* Start *
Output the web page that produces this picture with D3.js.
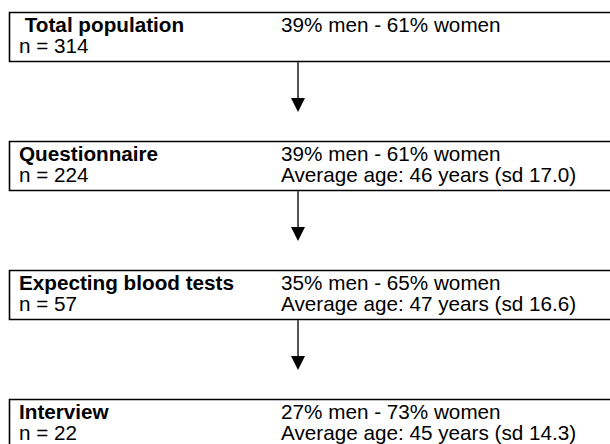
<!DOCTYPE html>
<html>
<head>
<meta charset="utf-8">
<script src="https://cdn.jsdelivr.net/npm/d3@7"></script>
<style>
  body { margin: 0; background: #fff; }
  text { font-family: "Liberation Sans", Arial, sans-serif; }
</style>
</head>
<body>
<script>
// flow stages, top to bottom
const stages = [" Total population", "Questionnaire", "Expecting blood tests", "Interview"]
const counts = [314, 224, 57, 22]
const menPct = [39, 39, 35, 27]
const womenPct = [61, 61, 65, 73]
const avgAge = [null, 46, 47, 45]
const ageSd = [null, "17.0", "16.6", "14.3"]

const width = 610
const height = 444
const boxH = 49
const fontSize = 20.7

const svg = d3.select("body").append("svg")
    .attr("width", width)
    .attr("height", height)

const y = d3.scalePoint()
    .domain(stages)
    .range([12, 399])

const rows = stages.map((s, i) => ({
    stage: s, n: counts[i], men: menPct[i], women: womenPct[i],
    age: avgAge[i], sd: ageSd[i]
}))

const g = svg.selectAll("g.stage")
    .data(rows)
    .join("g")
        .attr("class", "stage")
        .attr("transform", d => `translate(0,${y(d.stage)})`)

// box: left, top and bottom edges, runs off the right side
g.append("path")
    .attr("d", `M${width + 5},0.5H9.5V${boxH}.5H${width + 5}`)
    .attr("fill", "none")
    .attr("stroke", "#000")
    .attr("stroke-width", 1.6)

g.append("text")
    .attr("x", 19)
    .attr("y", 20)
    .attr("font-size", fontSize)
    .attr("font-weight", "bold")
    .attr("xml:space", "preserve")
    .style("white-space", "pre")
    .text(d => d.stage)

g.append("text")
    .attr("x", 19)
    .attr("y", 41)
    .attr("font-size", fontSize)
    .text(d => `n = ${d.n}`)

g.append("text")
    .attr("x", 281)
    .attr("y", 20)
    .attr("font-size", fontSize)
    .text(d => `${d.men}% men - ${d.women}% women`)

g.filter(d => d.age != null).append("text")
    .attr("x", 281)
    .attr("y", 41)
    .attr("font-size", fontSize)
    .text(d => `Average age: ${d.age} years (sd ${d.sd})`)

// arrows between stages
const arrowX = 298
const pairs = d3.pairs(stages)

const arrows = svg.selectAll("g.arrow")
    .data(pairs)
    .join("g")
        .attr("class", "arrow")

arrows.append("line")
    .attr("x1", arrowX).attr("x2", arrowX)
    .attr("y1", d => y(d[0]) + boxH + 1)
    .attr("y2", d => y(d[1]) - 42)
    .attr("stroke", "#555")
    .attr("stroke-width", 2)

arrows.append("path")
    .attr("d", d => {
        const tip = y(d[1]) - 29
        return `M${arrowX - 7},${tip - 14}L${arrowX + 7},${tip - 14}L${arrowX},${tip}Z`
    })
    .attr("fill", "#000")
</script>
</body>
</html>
* End *
THE PROBLEM |
Replicate the material above verbatim; images stay out of the copy.

COMPLETE OUTPUT |
Output the web page that produces this picture with D3.js.
<!DOCTYPE html>
<html>
<head>
<meta charset="utf-8">
<script src="https://cdn.jsdelivr.net/npm/d3@7"></script>
<style>
  body { margin: 0; background: #fff; }
  text { font-family: "Liberation Sans", Arial, sans-serif; }
</style>
</head>
<body>
<script>
// flow stages, top to bottom
const stages = [" Total population", "Questionnaire", "Expecting blood tests", "Interview"]
const counts = [314, 224, 57, 22]
const menPct = [39, 39, 35, 27]
const womenPct = [61, 61, 65, 73]
const avgAge = [null, 46, 47, 45]
const ageSd = [null, "17.0", "16.6", "14.3"]

const width = 610
const height = 444
const boxH = 49
const fontSize = 20.7

const svg = d3.select("body").append("svg")
    .attr("width", width)
    .attr("height", height)

const y = d3.scalePoint()
    .domain(stages)
    .range([12, 399])

const rows = stages.map((s, i) => ({
    stage: s, n: counts[i], men: menPct[i], women: womenPct[i],
    age: avgAge[i], sd: ageSd[i]
}))

const g = svg.selectAll("g.stage")
    .data(rows)
    .join("g")
        .attr("class", "stage")
        .attr("transform", d => `translate(0,${y(d.stage)})`)

// box: left, top and bottom edges, runs off the right side
g.append("path")
    .attr("d", `M${width + 5},0.5H9.5V${boxH}.5H${width + 5}`)
    .attr("fill", "none")
    .attr("stroke", "#000")
    .attr("stroke-width", 1.6)

g.append("text")
    .attr("x", 19)
    .attr("y", 20)
    .attr("font-size", fontSize)
    .attr("font-weight", "bold")
    .attr("xml:space", "preserve")
    .style("white-space", "pre")
    .text(d => d.stage)

g.append("text")
    .attr("x", 19)
    .attr("y", 41)
    .attr("font-size", fontSize)
    .text(d => `n = ${d.n}`)

g.append("text")
    .attr("x", 281)
    .attr("y", 20)
    .attr("font-size", fontSize)
    .text(d => `${d.men}% men - ${d.women}% women`)

g.filter(d => d.age != null).append("text")
    .attr("x", 281)
    .attr("y", 41)
    .attr("font-size", fontSize)
    .text(d => `Average age: ${d.age} years (sd ${d.sd})`)

// arrows between stages
const arrowX = 298
const pairs = d3.pairs(stages)

const arrows = svg.selectAll("g.arrow")
    .data(pairs)
    .join("g")
        .attr("class", "arrow")

arrows.append("line")
    .attr("x1", arrowX).attr("x2", arrowX)
    .attr("y1", d => y(d[0]) + boxH + 1)
    .attr("y2", d => y(d[1]) - 42)
    .attr("stroke", "#555")
    .attr("stroke-width", 2)

arrows.append("path")
    .attr("d", d => {
        const tip = y(d[1]) - 29
        return `M${arrowX - 7},${tip - 14}L${arrowX + 7},${tip - 14}L${arrowX},${tip}Z`
    })
    .attr("fill", "#000")
</script>
</body>
</html>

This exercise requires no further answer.